More importantly, the Autonomy trial pretends that a UBI can be supplied without increasing taxation. Current government spending on ‘social protection’ – unemployment benefits, state pensions and the rest – is about £6,000 per adult per year (£340bn in total). If a UBI of £1,600 a month (£19,000 per year) replaced all these other benefits, annual government spending would increase by £13,000 per adult or £700bn altogether.

Total government spending is now £1tn, so funding this extra spending would mean taxation increasing by 70%, lifting it to about 73% of GDP. This would cause economic activity to collapse. And, if much of the extra £700bn were raised through income tax (as it inevitably would be), work incentives would be devastated. Imagine that you could receive £1,600 a month without working but that if you did work you would keep a much smaller fraction of what you earned.

I may be wrong and much higher tax rates would not discourage work. But the Autonomy trial cannot test this because recipients of its UBI will face unchanged tax rates. They will live in a fantasy world where a UBI can be supplied at no cost.

The experiment could be designed to avoid this problem. Participants could have higher tax rates applied to their earned incomes. But Autonomy decided not to do that. Which makes the trial a farce.

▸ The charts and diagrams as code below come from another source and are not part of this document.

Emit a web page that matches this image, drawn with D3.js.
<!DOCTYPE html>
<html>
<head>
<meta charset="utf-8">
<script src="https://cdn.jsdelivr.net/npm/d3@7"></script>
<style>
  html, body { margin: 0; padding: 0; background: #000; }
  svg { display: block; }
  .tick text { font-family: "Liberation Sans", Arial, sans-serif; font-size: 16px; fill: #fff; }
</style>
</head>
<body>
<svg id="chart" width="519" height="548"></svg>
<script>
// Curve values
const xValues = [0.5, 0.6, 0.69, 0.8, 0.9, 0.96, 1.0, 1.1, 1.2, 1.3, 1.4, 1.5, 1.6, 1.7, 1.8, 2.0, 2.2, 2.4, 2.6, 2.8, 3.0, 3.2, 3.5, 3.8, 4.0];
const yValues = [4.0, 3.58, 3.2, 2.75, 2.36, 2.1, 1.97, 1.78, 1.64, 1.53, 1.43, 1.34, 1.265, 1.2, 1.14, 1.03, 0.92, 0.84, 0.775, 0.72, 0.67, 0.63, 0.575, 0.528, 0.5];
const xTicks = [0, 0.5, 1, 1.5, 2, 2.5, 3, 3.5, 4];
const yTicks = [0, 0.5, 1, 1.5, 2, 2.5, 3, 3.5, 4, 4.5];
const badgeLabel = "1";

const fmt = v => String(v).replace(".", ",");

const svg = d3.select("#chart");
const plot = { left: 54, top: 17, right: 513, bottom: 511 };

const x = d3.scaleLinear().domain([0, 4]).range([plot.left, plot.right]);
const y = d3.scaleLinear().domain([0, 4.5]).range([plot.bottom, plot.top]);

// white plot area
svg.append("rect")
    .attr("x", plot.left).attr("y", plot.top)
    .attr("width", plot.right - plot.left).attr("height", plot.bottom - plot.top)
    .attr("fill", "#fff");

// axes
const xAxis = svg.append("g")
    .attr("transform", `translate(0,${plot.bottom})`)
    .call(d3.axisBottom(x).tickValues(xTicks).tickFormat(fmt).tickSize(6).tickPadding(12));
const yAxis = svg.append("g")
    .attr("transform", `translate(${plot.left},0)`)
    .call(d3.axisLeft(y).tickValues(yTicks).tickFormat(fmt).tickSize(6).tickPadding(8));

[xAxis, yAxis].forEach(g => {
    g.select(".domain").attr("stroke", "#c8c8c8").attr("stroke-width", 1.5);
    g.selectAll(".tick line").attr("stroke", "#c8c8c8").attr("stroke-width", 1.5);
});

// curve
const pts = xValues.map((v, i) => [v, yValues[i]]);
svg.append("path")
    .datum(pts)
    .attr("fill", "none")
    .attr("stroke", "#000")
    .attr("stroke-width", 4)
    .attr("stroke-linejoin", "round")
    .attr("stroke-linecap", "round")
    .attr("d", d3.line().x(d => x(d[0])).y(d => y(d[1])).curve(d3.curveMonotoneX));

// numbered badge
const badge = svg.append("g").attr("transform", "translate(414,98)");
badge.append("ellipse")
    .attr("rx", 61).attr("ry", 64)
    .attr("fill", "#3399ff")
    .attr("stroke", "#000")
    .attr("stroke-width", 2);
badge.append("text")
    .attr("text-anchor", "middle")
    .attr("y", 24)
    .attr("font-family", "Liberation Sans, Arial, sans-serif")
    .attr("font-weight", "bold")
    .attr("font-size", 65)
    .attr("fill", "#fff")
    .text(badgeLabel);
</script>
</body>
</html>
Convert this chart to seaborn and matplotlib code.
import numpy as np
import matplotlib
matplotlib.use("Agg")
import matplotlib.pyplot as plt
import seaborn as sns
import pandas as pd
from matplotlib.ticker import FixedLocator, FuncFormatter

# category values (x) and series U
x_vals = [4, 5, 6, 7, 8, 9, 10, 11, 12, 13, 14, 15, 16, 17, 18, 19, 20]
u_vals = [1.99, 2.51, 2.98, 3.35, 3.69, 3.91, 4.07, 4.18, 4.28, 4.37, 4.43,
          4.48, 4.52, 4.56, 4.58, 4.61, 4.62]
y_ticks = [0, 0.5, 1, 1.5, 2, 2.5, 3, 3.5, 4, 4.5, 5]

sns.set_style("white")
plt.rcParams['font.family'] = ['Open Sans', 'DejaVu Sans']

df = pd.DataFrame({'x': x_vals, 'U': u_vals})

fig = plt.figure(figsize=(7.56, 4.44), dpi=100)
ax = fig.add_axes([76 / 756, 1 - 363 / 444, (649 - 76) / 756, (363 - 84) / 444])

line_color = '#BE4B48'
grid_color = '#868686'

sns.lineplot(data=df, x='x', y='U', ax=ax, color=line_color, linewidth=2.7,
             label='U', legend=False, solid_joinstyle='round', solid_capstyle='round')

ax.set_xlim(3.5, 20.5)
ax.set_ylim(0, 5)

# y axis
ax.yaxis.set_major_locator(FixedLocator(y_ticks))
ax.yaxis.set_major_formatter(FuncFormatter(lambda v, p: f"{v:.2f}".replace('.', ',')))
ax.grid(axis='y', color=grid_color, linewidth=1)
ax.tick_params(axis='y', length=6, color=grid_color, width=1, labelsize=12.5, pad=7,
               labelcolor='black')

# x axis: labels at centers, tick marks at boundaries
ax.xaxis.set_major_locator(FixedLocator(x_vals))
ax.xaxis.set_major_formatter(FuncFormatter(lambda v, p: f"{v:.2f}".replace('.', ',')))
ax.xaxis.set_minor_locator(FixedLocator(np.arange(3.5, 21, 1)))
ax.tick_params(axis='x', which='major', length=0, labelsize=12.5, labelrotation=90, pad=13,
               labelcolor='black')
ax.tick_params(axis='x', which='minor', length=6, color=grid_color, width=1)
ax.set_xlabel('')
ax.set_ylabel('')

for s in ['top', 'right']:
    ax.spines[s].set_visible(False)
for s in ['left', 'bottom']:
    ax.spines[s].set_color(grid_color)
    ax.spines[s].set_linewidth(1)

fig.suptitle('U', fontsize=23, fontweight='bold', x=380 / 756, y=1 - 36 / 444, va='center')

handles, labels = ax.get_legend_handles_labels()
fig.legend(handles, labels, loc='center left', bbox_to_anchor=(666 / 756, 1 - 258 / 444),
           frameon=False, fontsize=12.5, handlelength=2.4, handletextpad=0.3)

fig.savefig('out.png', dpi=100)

Can anyone seriously imagine that people will not feel more relaxed and happier while receiving £1,600 a month in return for doing nothing? They have won the lottery!

What really needs to be tested isn’t whether people like being given money, but what the potential downsides of the policy are. Unfortunately, this trial is designed in a way that can reveal only its benefits.

 

This article was first published on CapX


1 thought on “Universal Basic Income: a pointless trial of a bad idea”

  1. Posted 22/09/2023 at 23:06 | Permalink

    Absolutely spot on. Excellently dissected and elaborated analysis of the flawed trial of universal basic income. If one was a philanthropist involved with funding Autonomy’s trial, I would be inclined to know the limitations of the trial of which an obvious limitation is it’s lack of realistic exposure factors. This is similar to other flawed UBI trials done before in other countries. It may be more effective running a closed economic system modelling with taxes reflective of the policy. By closed, it can even be a trial using an invented totem currency that is not legal tender. This reduces cost of trial while reflecting a whole economic system.